Excel BI - Excel Challenge 926

excel-challenges
excel-formulas
🔰 Normalize mixed duration strings and reformat them into a padded dd.hh:mm:ss representation.
Published

March 23, 2026

Illustration for Excel BI - Excel Challenge 926

Challenge Description

🔰 The data contains days, hours, minutes, and seconds qualified by d, h, m, and s. Convert each value to the standardized dd.hh:mm:ss format.

Solutions

library(tidyverse)
library(readxl)

path <- "900-999/926/926 Conversion to ddhhmmss Format.xlsx"
input <- read_excel(path, range = "A1:A23")
test <- read_excel(path, range = "B1:B23")

parse_time <- function(x) {
  str_match(x, "(?:(\\d+)d)?(?:(\\d+)h)?(?:(\\d+)m)?(?:(\\d+)s)?") |>
    as_tibble(.name_repair = "minimal") |>
    set_names(c("all", "d", "h", "m", "s")) |>
    select(-all) |>
    mutate(across(everything(), ~ replace_na(as.numeric(.x), 0))) |>
    transmute(total = d * 86400 + h * 3600 + m * 60 + s) |>
    mutate(
      sprintf(
        "%02d.%02d:%02d:%02d",
        total %/% 86400,
        (total %% 86400) %/% 3600,
        (total %% 3600) %/% 60,
        total %% 60
      )
    ) |>
    pull()
}

result <- input %>%
  mutate(parsed = map_chr(Data, parse_time))

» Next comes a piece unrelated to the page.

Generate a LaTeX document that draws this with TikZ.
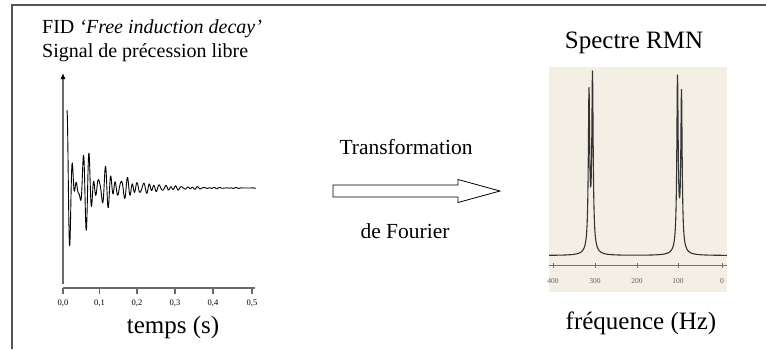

all.equal(result$parsed, test$`Answer Expected`)
# [1] TRUE
  • Logic: Parse optional unit components, convert everything to total seconds, then rebuild the padded day-hour-minute-second string.
  • Strengths: The intermediate total-seconds representation makes the final formatting deterministic and easy to trust.
  • Areas for Improvement: The regex is compact but dense, so it helps to read it as four optional captures rather than one long pattern.
  • Gem: Normalizing to one neutral unit first makes messy mixed-duration inputs easy to format consistently.
import pandas as pd
import re

path = "900-999/926/926 Conversion to ddhhmmss Format.xlsx"
input = pd.read_excel(path, usecols="A", nrows=23)
test = pd.read_excel(path, usecols="B", nrows=23)

def parse_time(x):
    t = pd.to_timedelta(re.sub(
        r'(\d+)([dhms])',
        lambda m: f"{m.group(1)} {'days hours minutes seconds'.split()['dhms'.index(m.group(2))]}",
        x
    ))
    d = t.days
    h = t.seconds // 3600
    m = (t.seconds % 3600) // 60
    s = t.seconds % 60
    return f"{d:02}.{h:02}:{m:02}:{s:02}"

result = input["Data"].apply(parse_time)

print(result.equals(test["Answer Expected"]))
# True

The Python version is especially concise because it rewrites shorthand units into words that to_timedelta() already understands. That delegates most of the parsing work to pandas and keeps the rest focused on formatting.

Difficulty Level

Medium

The output format is simple, but the mixed optional units make the normalization step the core of the challenge.